• TASK DETAILS:
All of the data that follows should be retyped exactly, please, except the pictures.
+--
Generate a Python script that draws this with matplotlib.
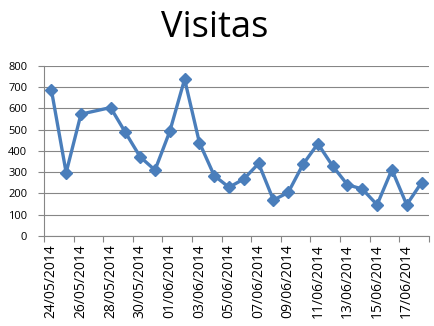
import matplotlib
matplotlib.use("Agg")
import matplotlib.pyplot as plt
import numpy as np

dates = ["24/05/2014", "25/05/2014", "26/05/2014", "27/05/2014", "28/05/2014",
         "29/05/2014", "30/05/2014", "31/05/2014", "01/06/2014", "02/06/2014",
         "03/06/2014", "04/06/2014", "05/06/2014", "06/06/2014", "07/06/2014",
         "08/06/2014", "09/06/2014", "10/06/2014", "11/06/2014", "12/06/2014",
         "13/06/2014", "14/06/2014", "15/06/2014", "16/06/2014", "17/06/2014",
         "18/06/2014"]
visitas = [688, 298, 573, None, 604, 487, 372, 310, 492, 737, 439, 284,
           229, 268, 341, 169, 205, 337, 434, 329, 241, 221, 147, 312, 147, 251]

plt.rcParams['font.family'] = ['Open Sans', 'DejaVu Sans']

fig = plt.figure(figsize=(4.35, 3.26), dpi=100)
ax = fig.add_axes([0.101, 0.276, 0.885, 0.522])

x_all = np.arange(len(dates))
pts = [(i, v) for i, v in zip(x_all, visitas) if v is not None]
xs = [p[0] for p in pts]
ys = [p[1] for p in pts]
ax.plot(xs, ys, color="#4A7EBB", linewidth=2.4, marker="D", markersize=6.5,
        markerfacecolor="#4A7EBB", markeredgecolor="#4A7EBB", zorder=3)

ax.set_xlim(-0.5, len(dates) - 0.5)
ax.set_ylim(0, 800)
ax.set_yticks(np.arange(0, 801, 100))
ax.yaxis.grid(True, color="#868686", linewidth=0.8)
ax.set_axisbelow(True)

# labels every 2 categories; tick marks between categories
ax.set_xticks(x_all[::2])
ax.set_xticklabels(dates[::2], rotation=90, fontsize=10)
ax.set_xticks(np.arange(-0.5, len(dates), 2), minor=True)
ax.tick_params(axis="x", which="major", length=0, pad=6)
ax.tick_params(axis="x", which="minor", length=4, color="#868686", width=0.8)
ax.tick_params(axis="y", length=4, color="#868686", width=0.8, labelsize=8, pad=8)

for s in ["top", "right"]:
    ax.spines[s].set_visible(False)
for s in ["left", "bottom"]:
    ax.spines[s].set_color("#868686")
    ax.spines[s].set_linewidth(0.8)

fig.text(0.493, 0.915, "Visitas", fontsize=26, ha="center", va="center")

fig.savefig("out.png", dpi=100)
+--
• EXPECTED OUTPUT:
Generate a Python script that draws this with matplotlib.
import matplotlib
matplotlib.use("Agg")
import matplotlib.pyplot as plt
import numpy as np

dates = ["24/05/2014", "25/05/2014", "26/05/2014", "27/05/2014", "28/05/2014",
         "29/05/2014", "30/05/2014", "31/05/2014", "01/06/2014", "02/06/2014",
         "03/06/2014", "04/06/2014", "05/06/2014", "06/06/2014", "07/06/2014",
         "08/06/2014", "09/06/2014", "10/06/2014", "11/06/2014", "12/06/2014",
         "13/06/2014", "14/06/2014", "15/06/2014", "16/06/2014", "17/06/2014",
         "18/06/2014"]
visitas = [688, 298, 573, None, 604, 487, 372, 310, 492, 737, 439, 284,
           229, 268, 341, 169, 205, 337, 434, 329, 241, 221, 147, 312, 147, 251]

plt.rcParams['font.family'] = ['Open Sans', 'DejaVu Sans']

fig = plt.figure(figsize=(4.35, 3.26), dpi=100)
ax = fig.add_axes([0.101, 0.276, 0.885, 0.522])

x_all = np.arange(len(dates))
pts = [(i, v) for i, v in zip(x_all, visitas) if v is not None]
xs = [p[0] for p in pts]
ys = [p[1] for p in pts]
ax.plot(xs, ys, color="#4A7EBB", linewidth=2.4, marker="D", markersize=6.5,
        markerfacecolor="#4A7EBB", markeredgecolor="#4A7EBB", zorder=3)

ax.set_xlim(-0.5, len(dates) - 0.5)
ax.set_ylim(0, 800)
ax.set_yticks(np.arange(0, 801, 100))
ax.yaxis.grid(True, color="#868686", linewidth=0.8)
ax.set_axisbelow(True)

# labels every 2 categories; tick marks between categories
ax.set_xticks(x_all[::2])
ax.set_xticklabels(dates[::2], rotation=90, fontsize=10)
ax.set_xticks(np.arange(-0.5, len(dates), 2), minor=True)
ax.tick_params(axis="x", which="major", length=0, pad=6)
ax.tick_params(axis="x", which="minor", length=4, color="#868686", width=0.8)
ax.tick_params(axis="y", length=4, color="#868686", width=0.8, labelsize=8, pad=8)

for s in ["top", "right"]:
    ax.spines[s].set_visible(False)
for s in ["left", "bottom"]:
    ax.spines[s].set_color("#868686")
    ax.spines[s].set_linewidth(0.8)

fig.text(0.493, 0.915, "Visitas", fontsize=26, ha="center", va="center")

fig.savefig("out.png", dpi=100)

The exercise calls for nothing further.